I recently realized that certain kinds of knowledge allow one to be significantly more productive when solving a large class of problems.
For example,
* Regular expressions for simple text processing.
* Parser combinators for parsing.
* Parser generators (esp. packrat variety) for parsing.
* The concept of fuzzing and property testing for testing code.
* Calculus for solving all sorts of problems.
* MCMC for solving a huge class of probability problems.
* Search algorithms for solving a variety of problems (e.g. all NP-hard problems, sudoku, HTNs, scheduling, planning).
* Gradient descent for solving a variety of optimization problems.
* Vector Space embedding as a conceptual tool for a variety of complex AI problems.
* Effect composition (Haskell's IO or Scala's ZIO) as an incredibly powerful paradigm for concurrency and parallelism.
What are some examples of 10x multipliers that come to your mind? Fundamental ideas without which you would be drastically less productive.

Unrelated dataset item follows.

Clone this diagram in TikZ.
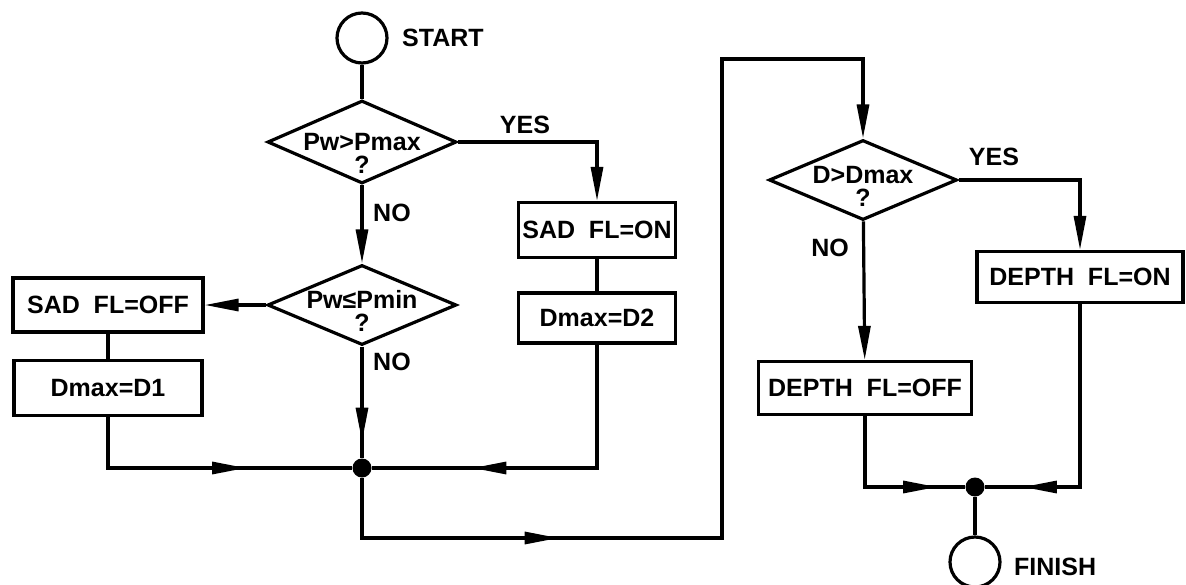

- High tolerance for feeling ignorant, confused, silly, inadequate, a novice: none of these states should phase you: you should not have a comfort zone: let your mind feel at ease in not understanding something: go to the eye of the storm and weather it: you'll come out being more capable;
- Formal specification (maybe TLA+) when doing something unintuitive, like non-trivial concurrency; or, simpler put, think before you do;
- Functional programming, immutability, state machines, reactive programming: whatever you can do to make your systems more declarative and their state easier to reason about;
- I'm a geek for tools, and I know that not everyone is like me, but for me choosing the right stack for the job is a big deal, and when saying stack, I mean every tool I'll be using, from the programming languages, to deployment tech, to testing setup; a good tool can effortlessly solve a host of problems.